Apple Peel Jelly
- Apple Peels and Cores from applesauce making
- For every 3 cups of juice:
- ¼ cup apple cider vinegar
- 3 teaspoons calcium liquid
- 3 teaspoons Pomona pectin
- ¾ cup sweetener (I used evaporated cane juice, Buy it here.)
- 3 whole cloves
- 1/4 teaspoon cinnamon
- Place all of your apple scraps into a stockpot (I had to use my largest one). Almost cover the scraps with water. Bring the water to a boil, reduce the heat and simmer until the cores are soft. (Time varies depending on your conditions and how many scraps you have.) Strain the scraps from the liquid, discarding the scraps.
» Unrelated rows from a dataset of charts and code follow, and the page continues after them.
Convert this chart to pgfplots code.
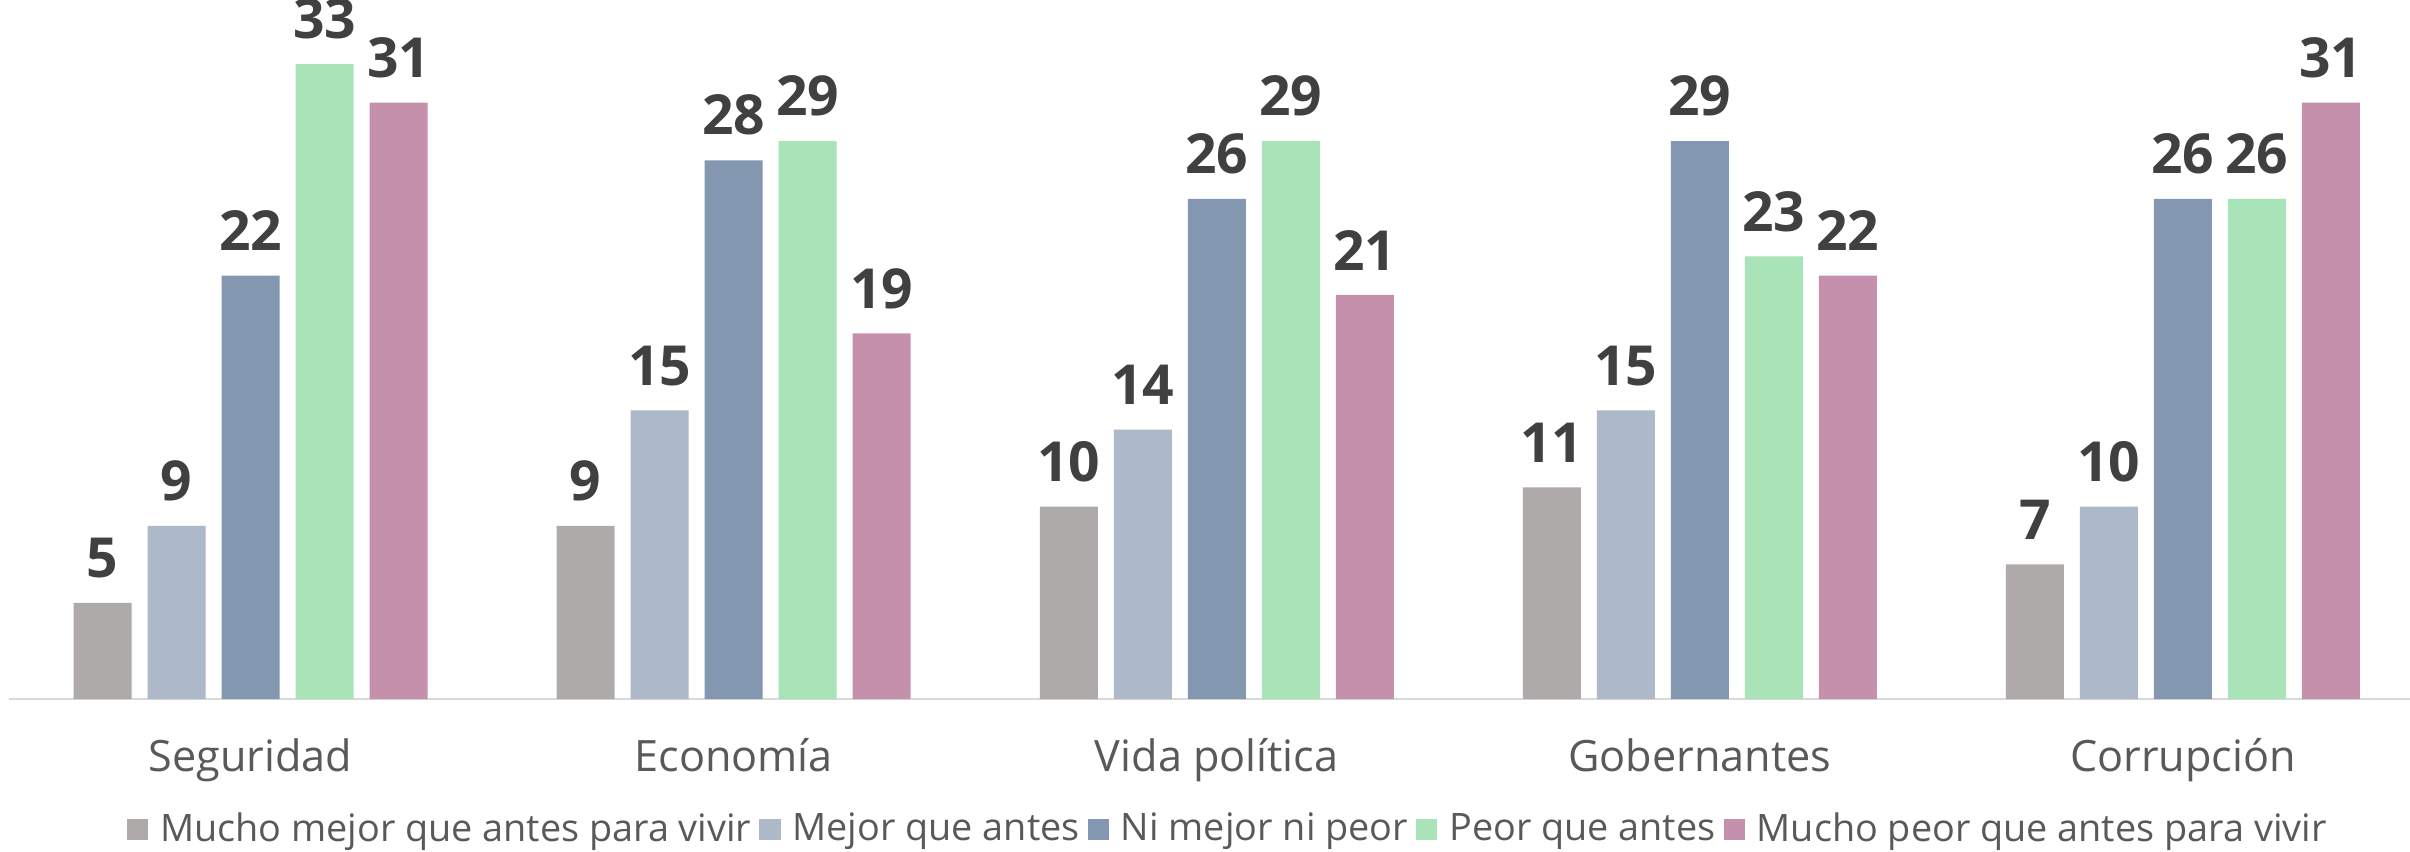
\documentclass[border=0pt]{standalone}
\usepackage{pgfplots}
\pgfplotsset{compat=1.18}
\usepackage{fontspec}
\setmainfont{Open Sans}
\definecolor{cA}{RGB}{174,170,169}
\definecolor{cB}{RGB}{173,184,201}
\definecolor{cC}{RGB}{132,151,176}
\definecolor{cD}{RGB}{168,228,184}
\definecolor{cE}{RGB}{196,144,172}
\definecolor{lbl}{RGB}{64,64,64}
\definecolor{txt}{RGB}{89,89,89}
\definecolor{axl}{RGB}{217,217,217}
\begin{document}
\begin{tikzpicture}
\begin{axis}[
  scale only axis,
  width=600.25pt, height=174.75pt,
  xmin=-0.5, xmax=4.47,
  ymin=0, ymax=36.33,
  ybar=4pt,
  bar width=14.5pt,
  axis x line=bottom,
  axis y line=none,
  x axis line style={draw=axl, line width=0.5pt, -},
  xtick={0,1,2,3,4},
  xticklabels={Seguridad,Economía,Vida política,Gobernantes,Corrupción},
  major tick length=0pt,
  xtick style={draw=none},
  xticklabel style={font=\fontsize{10.8}{13}\selectfont, text=txt, anchor=base, inner sep=0pt, yshift=-18.2pt},
  ytick=\empty,
  clip=false,
  /pgf/number format/assume math mode=true,
  nodes near coords,
  every node near coord/.append style={font=\fontsize{13.8}{15}\selectfont\bfseries, text=lbl, anchor=south, inner sep=0pt, yshift=6pt},
  legend columns=5,
  legend image code/.code={\fill[#1] (0pt,-2.65pt) rectangle (5.3pt,2.65pt);},
  legend style={draw=none, fill=none, at={(0.508,-0.187)}, anchor=center,
    font=\fontsize{9.45}{11}\selectfont, text=txt,
    /tikz/every even column/.append style={column sep=1pt},
    /tikz/every odd column/.append style={column sep=2pt},
    nodes={inner sep=1pt}},
]
\addplot[fill=cA, draw=none] coordinates {(0,5) (1,9) (2,10) (3,11) (4,7)};
\addplot[fill=cB, draw=none] coordinates {(0,9) (1,15) (2,14) (3,15) (4,10)};
\addplot[fill=cC, draw=none] coordinates {(0,22) (1,28) (2,26) (3,29) (4,26)};
\addplot[fill=cD, draw=none] coordinates {(0,33) (1,29) (2,29) (3,23) (4,26)};
\addplot[fill=cE, draw=none] coordinates {(0,31) (1,19) (2,21) (3,22) (4,31)};
\legend{Mucho mejor que antes para vivir, Mejor que antes, Ni mejor ni peor, Peor que antes, Mucho peor que antes para vivir}
\end{axis}
\pgfresetboundingbox
\path (-2.25pt,-38pt) rectangle (600.25pt,174.75pt);
\end{tikzpicture}
\end{document}
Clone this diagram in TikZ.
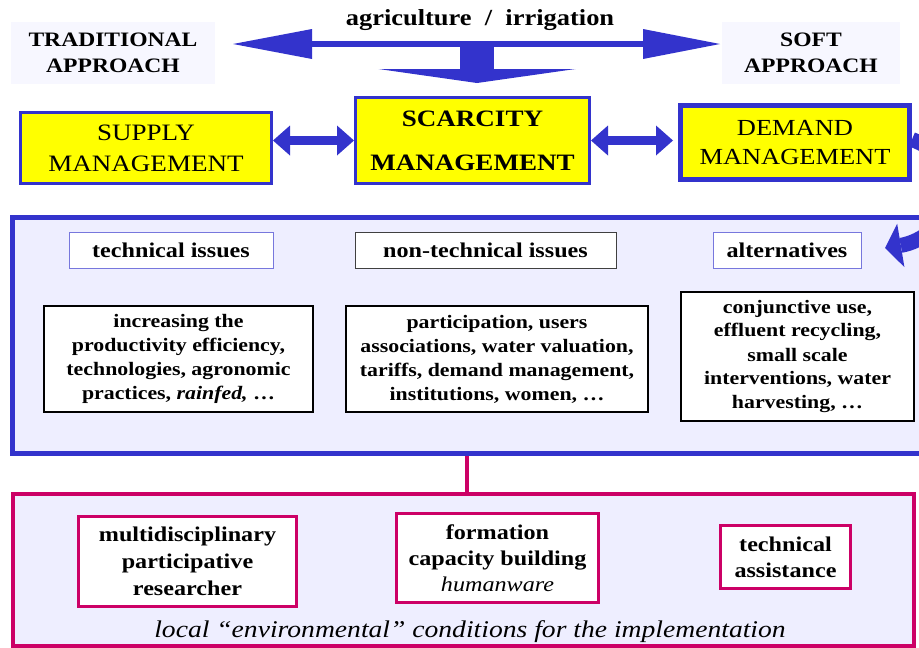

- Return the apple juice to the stockpot along with the apple cider vinegar, calcium liquid, cloves, and cinnamon.
- In a separate bowl, thoroughly mix the pectin and sweetener together.
- Bring the juice to a full, rapid, and rolling boil. Wait a moment just to be sure you're at a full boil. (I always want to jump the gun.) Add in the sweetener and pectin mix and stir well. Once the jelly returns to a full, rapid, and rolling boil, set the timer for 2 minutes continuing to boil and stir. Remove from the heat, ladle in pint sized mason jars and process in a water bath for 10 minutes.